# [JOB]
Check every line of the data below for the string "this", and copy the ones that hold it.

# [EXCERPTED DATA]
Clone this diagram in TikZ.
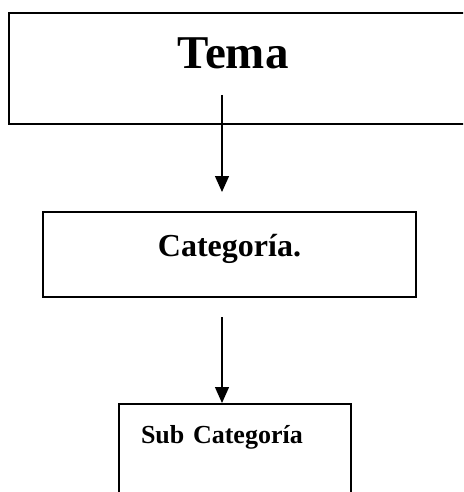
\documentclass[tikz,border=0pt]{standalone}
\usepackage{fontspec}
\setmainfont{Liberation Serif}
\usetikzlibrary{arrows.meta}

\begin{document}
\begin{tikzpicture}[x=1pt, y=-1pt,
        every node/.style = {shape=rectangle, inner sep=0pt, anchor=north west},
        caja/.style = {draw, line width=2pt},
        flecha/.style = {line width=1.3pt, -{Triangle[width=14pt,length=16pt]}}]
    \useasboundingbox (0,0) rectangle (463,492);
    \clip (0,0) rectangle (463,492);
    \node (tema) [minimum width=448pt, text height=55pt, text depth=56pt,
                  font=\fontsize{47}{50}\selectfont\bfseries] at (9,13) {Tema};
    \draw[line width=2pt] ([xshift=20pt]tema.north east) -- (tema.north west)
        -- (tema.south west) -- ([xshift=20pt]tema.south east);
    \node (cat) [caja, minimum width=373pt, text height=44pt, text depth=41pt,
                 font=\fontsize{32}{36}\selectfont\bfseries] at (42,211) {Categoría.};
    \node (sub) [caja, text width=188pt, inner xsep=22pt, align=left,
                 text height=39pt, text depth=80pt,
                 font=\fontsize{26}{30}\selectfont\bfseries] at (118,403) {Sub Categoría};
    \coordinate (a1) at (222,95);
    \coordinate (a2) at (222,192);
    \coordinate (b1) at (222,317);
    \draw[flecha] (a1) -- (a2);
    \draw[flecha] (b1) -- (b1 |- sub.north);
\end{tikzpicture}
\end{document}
* * *
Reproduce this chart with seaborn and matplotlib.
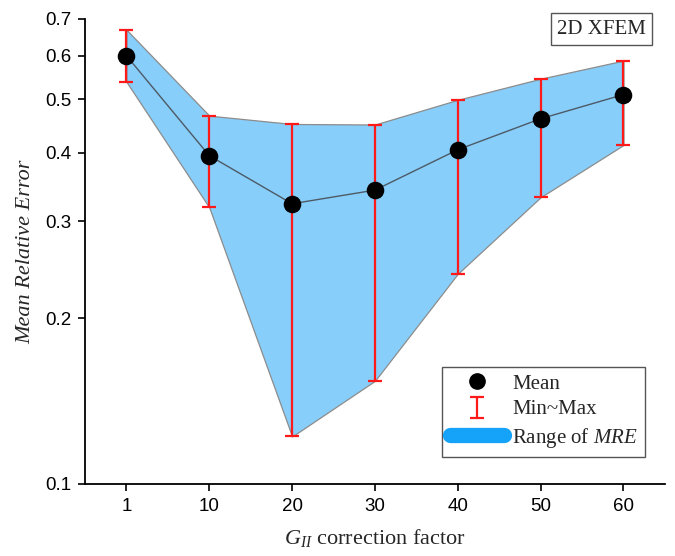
...
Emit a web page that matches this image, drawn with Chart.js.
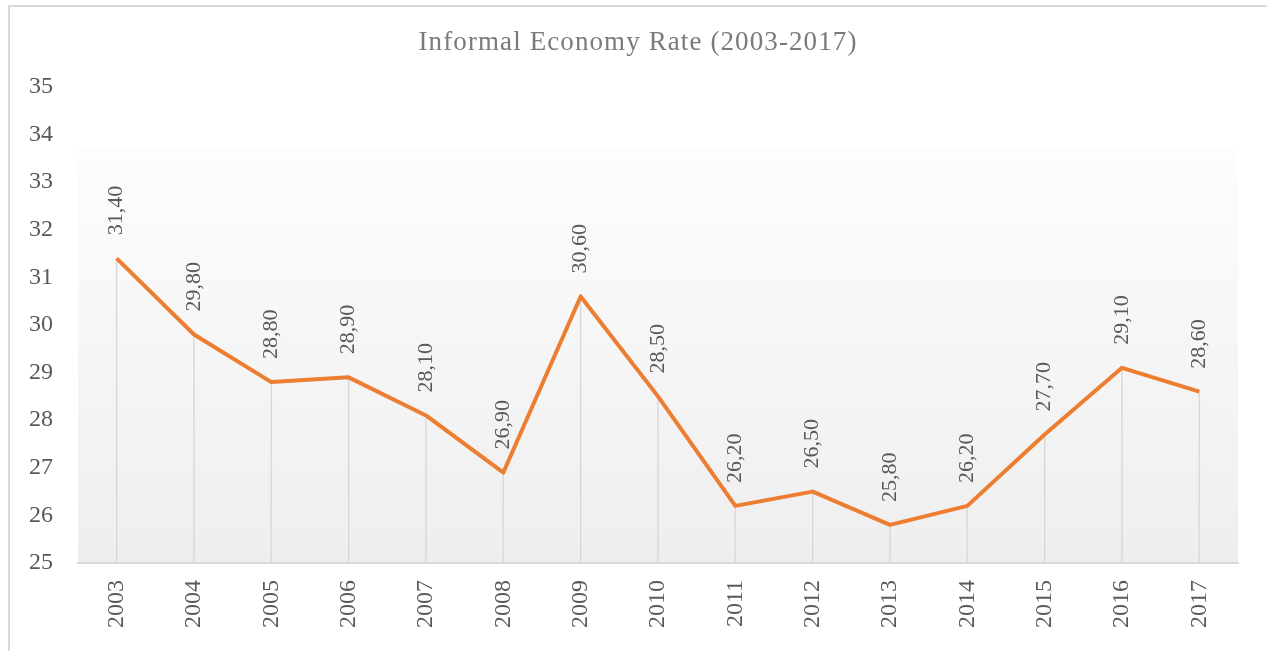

# [ANSWER BELOW]
Clone this diagram in TikZ.
Reproduce this chart with seaborn and matplotlib.
Emit a web page that matches this image, drawn with Chart.js.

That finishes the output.